December 22, 2024
Column

Horseless carriage caught on quickly

An exciting social event of the long Maine winter was the Portland Automobile and Power Boat Show. The second annual show was held in 1907, a century ago this week. If you were dreaming of sitting behind the wheel of a brand-new REO Runabout or perhaps a Pierce Great Arrow or a Locomobile next summer, now was the time to place an order.

While the horse and buggy still ruled the roads (along with electric trolley cars in towns), some statistical indicators gleaned from old newspapers show that the horseless carriage was gaining rapidly in popularity. By February 1907, there were approximately 1,400 autos registered in Maine. In the past year alone, 660 had been recorded. Of that number, 152 had been registered by residents of eastern and northern Maine, according to the Bangor Daily News on Feb. 27 during the week of the Portland auto show.

About 60 vehicles belonged to Bangor residents, and 37 of those had been registered since the previous February. The newer owners were relatively well-to-do individuals such as Ezra L. Sterns, a lumber company owner; Taber D. Bailey, a lawyer; Fred H. Clifford, an advertising man; John P. Frawley, a pharmacy owner; and Melville H. Andrews, a music store proprietor. A small number of women, such as Mrs. H.C. Eaton and Marie G. Dennett, were registered as well.

Some doctors bought autos to visit patients. But for the most part, they were still an impractical novelty, stored during the winter months well into mud season. Even in the summer, roads in many rural areas were barely navigable because of poor construction and bad rainstorms. The vehicles also were prone to breakdown without the provocation of rough roads. An automobile owner had best be a mechanic as well as an adventurer.

Yet despite their small numbers, automobiles already were providing new business opportunities for imaginative individuals. Treat & Freeland’s New Brick Garage opened at 23-25 Palm St. in Bangor in October 1906. Its staff would pick up your car, fix it, insure it, store it for the winter in a warm, dry place and return it to you in the spring. “Be good to your auto if you expect your auto to be good to you,” the company’s advertisements advised.

Feats of derring-do were regularly featured in the newspapers. In the summer of 1906, F. Carleton Dole’s exhibitions of “fast automobile driving” entertained crowds at Maplewood Park. He drove a Mark 46 Columbia four-cylinder machine stripped of tonneau and mudguards with 24-28 horsepower, said the Bangor Daily News on Aug. 30.

“The machine will be run as fast as it will go and owing to the short turns of the track will be attended with more or less danger,” the newspaper promised. Remember, back then the state speed limit was 8 mph in cities and towns and 15 mph elsewhere.

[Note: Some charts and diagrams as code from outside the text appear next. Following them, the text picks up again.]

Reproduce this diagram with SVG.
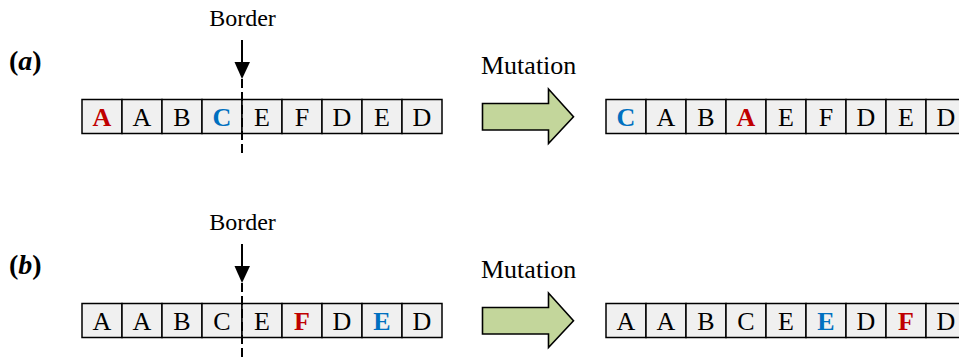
<svg xmlns="http://www.w3.org/2000/svg" width="959" height="359" viewBox="0 0 959 359">
<style>
text{font-family:"Liberation Serif","Times New Roman",serif;fill:#000}
.lbl{font-size:24px;text-anchor:middle}
.mut{font-size:26px}
.tag{font-size:28px;font-weight:bold}
.c{font-size:26px;text-anchor:middle}
.red{fill:#c00000;font-weight:bold}
.blue{fill:#0070c0;font-weight:bold}
.cell{fill:#f0f0f0;stroke:#000;stroke-width:1.5}
.dash{stroke:#000;stroke-width:2;stroke-dasharray:9 4;fill:none}
.shaft{stroke:#000;stroke-width:2;fill:none}
.big{fill:#c3d69b;stroke:#000;stroke-width:1.6;stroke-linejoin:miter}
</style>
<defs>
<g id="row">
<rect class="cell" x="0" y="0" width="40" height="34"/>
<rect class="cell" x="40" y="0" width="40" height="34"/>
<rect class="cell" x="80" y="0" width="40" height="34"/>
<rect class="cell" x="120" y="0" width="40" height="34"/>
<rect class="cell" x="160" y="0" width="40" height="34"/>
<rect class="cell" x="200" y="0" width="40" height="34"/>
<rect class="cell" x="240" y="0" width="40" height="34"/>
<rect class="cell" x="280" y="0" width="40" height="34"/>
<rect class="cell" x="320" y="0" width="40" height="34"/>
</g>
</defs>
<text class="tag" x="9" y="70">(<tspan font-style="italic">a</tspan>)</text>
<text class="tag" x="9" y="274">(<tspan font-style="italic">b</tspan>)</text>
<text class="lbl" x="242.5" y="26">Border</text>
<text class="lbl" x="242.5" y="230">Border</text>
<text class="mut" x="481" y="74">Mutation</text>
<text class="mut" x="481" y="278">Mutation</text>
<g id="row-a-before">
<use href="#row" x="82" y="99.5"/>
<text class="c red" x="102" y="126">A</text>
<text class="c" x="142" y="126">A</text>
<text class="c" x="182" y="126">B</text>
<text class="c blue" x="222" y="126">C</text>
<text class="c" x="262" y="126">E</text>
<text class="c" x="302" y="126">F</text>
<text class="c" x="342" y="126">D</text>
<text class="c" x="382" y="126">E</text>
<text class="c" x="422" y="126">D</text>
</g>
<g id="row-a-after">
<use href="#row" x="606" y="99.5"/>
<text class="c blue" x="626" y="126">C</text>
<text class="c" x="666" y="126">A</text>
<text class="c" x="706" y="126">B</text>
<text class="c red" x="746" y="126">A</text>
<text class="c" x="786" y="126">E</text>
<text class="c" x="826" y="126">F</text>
<text class="c" x="866" y="126">D</text>
<text class="c" x="906" y="126">E</text>
<text class="c" x="946" y="126">D</text>
</g>
<g id="row-b-before">
<use href="#row" x="82" y="303.5"/>
<text class="c" x="102" y="330">A</text>
<text class="c" x="142" y="330">A</text>
<text class="c" x="182" y="330">B</text>
<text class="c" x="222" y="330">C</text>
<text class="c" x="262" y="330">E</text>
<text class="c red" x="302" y="330">F</text>
<text class="c" x="342" y="330">D</text>
<text class="c blue" x="382" y="330">E</text>
<text class="c" x="422" y="330">D</text>
</g>
<g id="row-b-after">
<use href="#row" x="606" y="303.5"/>
<text class="c" x="626" y="330">A</text>
<text class="c" x="666" y="330">A</text>
<text class="c" x="706" y="330">B</text>
<text class="c" x="746" y="330">C</text>
<text class="c" x="786" y="330">E</text>
<text class="c blue" x="826" y="330">E</text>
<text class="c" x="866" y="330">D</text>
<text class="c red" x="906" y="330">F</text>
<text class="c" x="946" y="330">D</text>
</g>
<g id="connectors">
<line class="shaft" x1="242" y1="40" x2="242" y2="64"/>
<polygon points="234.5,62 250,62 242,79" fill="#000"/>
<line class="dash" x1="242" y1="79" x2="242" y2="155"/>
<line class="shaft" x1="242" y1="244" x2="242" y2="268"/>
<polygon points="234.5,266 250,266 242,283" fill="#000"/>
<line class="dash" x1="242" y1="283" x2="242" y2="358"/>
<polygon class="big" points="482.5,103.5 548.5,103.5 548.5,89 573.5,116.7 548.5,143.5 548.5,130 482.5,130"/>
<polygon class="big" points="482.5,307.5 548.5,307.5 548.5,293 573.5,320.7 548.5,347.5 548.5,334 482.5,334"/>
</g>
</svg>
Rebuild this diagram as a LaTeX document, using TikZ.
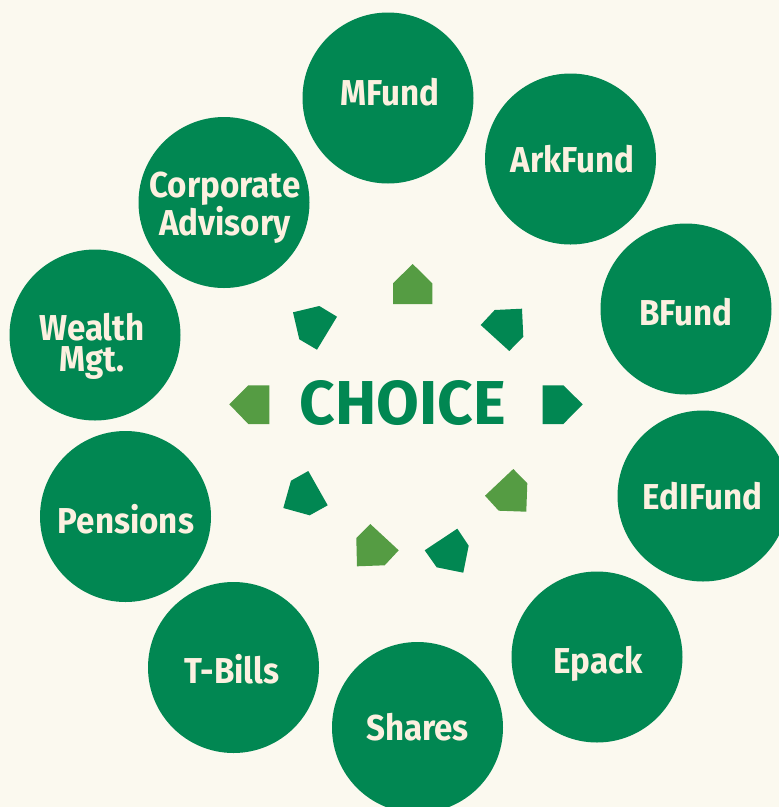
\documentclass[tikz,border=0pt]{standalone}
\usepackage{fontspec}
\setmainfont{Fira Sans}[FakeStretch=0.92]
\newfontfamily\hubfont{Fira Sans}
\definecolor{paper}{HTML}{FBF9EF}
\definecolor{deepgreen}{HTML}{018752}
\definecolor{leafgreen}{HTML}{559C43}
\definecolor{cream}{HTML}{FCF0E0}
\tikzset{
  bubble/.style={circle, fill=deepgreen, minimum size=171pt, inner sep=0pt},
  lbl/.style={text=cream, font=\bfseries\fontsize{36}{31}\selectfont, anchor=base, inner sep=0pt, align=center},
  hub/.style={text=deepgreen, font=\hubfont\bfseries\fontsize{62}{62}\selectfont, anchor=base, inner sep=0pt},
  darktip/.style={fill=deepgreen},
  lighttip/.style={fill=leafgreen}
}
\begin{document}
\begin{tikzpicture}[x=1pt, y=-1pt]
\fill[paper] (0,0) rectangle (779,807);
\useasboundingbox (0,0) rectangle (779,807);

% ring of service bubbles
\node[bubble] (mfund) at (388,98) {};
\node[bubble] (arkfund) at (570.5,159) {};
\node[bubble] (bfund) at (686,309) {};
\node[bubble] (edifund) at (703,496) {};
\node[bubble] (epack) at (597,657) {};
\node[bubble] (shares) at (417.5,727.5) {};
\node[bubble] (tbills) at (233.5,667.5) {};
\node[bubble] (pensions) at (125.5,516.5) {};
\node[bubble] (wealth) at (95,335) {};
\node[bubble] (corporate) at (224,202.5) {};

% bubble captions (two-line captions sit on the baseline of their last line)
\node[lbl] (mfundtxt) at (390,105) {MFund};
\node[lbl] (arkfundtxt) at (572.5,172.7) {ArkFund};
\node[lbl] (bfundtxt) at (686,325) {BFund};
\node[lbl] (edifundtxt) at (702.5,509) {EdIFund};
\node[lbl] (epacktxt) at (598,673) {Epack};
\node[lbl] (sharestxt) at (417.5,740) {Shares};
\node[lbl] (tbillstxt) at (232,683) {T-Bills};
\node[lbl] (pensionstxt) at (126,533) {Pensions};
\node[lbl] (wealthtxt) at (92,371.5) {Wealth\\Mgt.};
\node[lbl] (corporatetxt) at (225,235.5) {Corporate\\Advisory};

% centre word
\node[hub] (choice) at (403,424.3) {CHOICE};

% pointers radiating from the centre
\fill[lighttip] (412.7,264) -- (432.3,283.3) -- (432.3,304) -- (393,304) -- (393,283.3) -- cycle;
\fill[darktip] (480.7,325) -- (494.7,310) -- (522,308.7) -- (523.3,336.7) -- (509.3,351) -- cycle;
\fill[darktip] (542.7,385.3) -- (563.3,385.3) -- (582.7,404.3) -- (563.3,424) -- (542.7,424) -- cycle;
\fill[lighttip] (513.3,469) -- (527.3,483.3) -- (526.3,511.7) -- (498.7,510.7) -- (485,495.7) -- cycle;
\fill[darktip] (457.3,528.7) -- (468.7,545.7) -- (463.3,572.7) -- (436.7,567.3) -- (424.7,550.3) -- cycle;
\fill[lighttip] (370.3,524) -- (398.7,550.3) -- (384.7,565.3) -- (357,566.3) -- (356.3,538) -- cycle;
\fill[darktip] (308.3,471) -- (327.7,505.3) -- (309.7,515.3) -- (283.3,508) -- (291,480.7) -- cycle;
\fill[lighttip] (229.3,404.3) -- (248.3,385.3) -- (269.3,385.3) -- (269.3,424) -- (248.3,424) -- cycle;
\fill[darktip] (293,312.3) -- (319.3,306) -- (337,316.7) -- (317,349.7) -- (299.3,339.3) -- cycle;
\end{tikzpicture}
\end{document}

Long-distance feats were equally revered. “BANGOR TO PATTEN IN FOUR HOURS” announced a Bangor Daily News story on Sept. 6. W.H. Gannett of Augusta claimed to have kicked up “great clouds of yellow matter” that made his big Peerless touring car, roaring along at 25 mph, “resemble a comet flung close to earth.”

Meanwhile, just getting up a steep hill was worth recording. A photograph in the newspaper on Nov. 22 bore this caption: “Jackson Touring Car, with five people aboard, climbed State Street Hill Wednesday with ease at high speed.”

All this excitement helped set the stage for the second annual Portland Automobile and Power Boat Show at the city’s auditorium between Feb. 25 and March 2. The event was expected to be “a hummer from the word go” that would attract hundreds of people from the small towns and cities throughout the state, said a story on Feb. 23 reprinted from the Portland Advertiser. “The automobile fever is covering a wide area and Maine is doing her share to make the sport popular.”

Bangor auto dealers or “agents,” such as S.L. Crosby Co. on Exchange Street and H.J. Willard Co. on Broad Street, were advertising their wares to correspond with what could be seen at the show. For example, one could buy a Cadillac for $800 to $2,500 or a Peerless for $4,000 to $5,000. These were not prices the average clerk or farmer could afford although Henry Ford would be taking care of that problem in the next few years.

The Portland Auditorium was decorated extravagantly, reminiscent of “Southern suburbs” with “drooping palms” marking the outlines of each exhibitor’s space and a profusion of flowers – immense California poinsettias, roses, carnations – cascading from the dome and arches of the great drill shed. Wall and ceiling hangings embodying the “vivid red of the rising sun gradually blending into a marvelous vision of clinging vines with flowers” and magnificent paintings including “a frieze of cupids” had transformed the stark surroundings into “an enchanted fairyland.”

Thousands of electric light bulbs would make one imagine that one was in “the palace of a king” while giving the highly polished autos on display the appearance of “large, glittering sunbursts.” Fairyland aside, it all added up to “a beautiful business opportunity,” observed one shrewd Portland Evening Express writer two days before the show opened.

Wayne E. Reilly can be reached at wreilly@bangordailynews.net

The REO Runabout was a hot new model in 1907.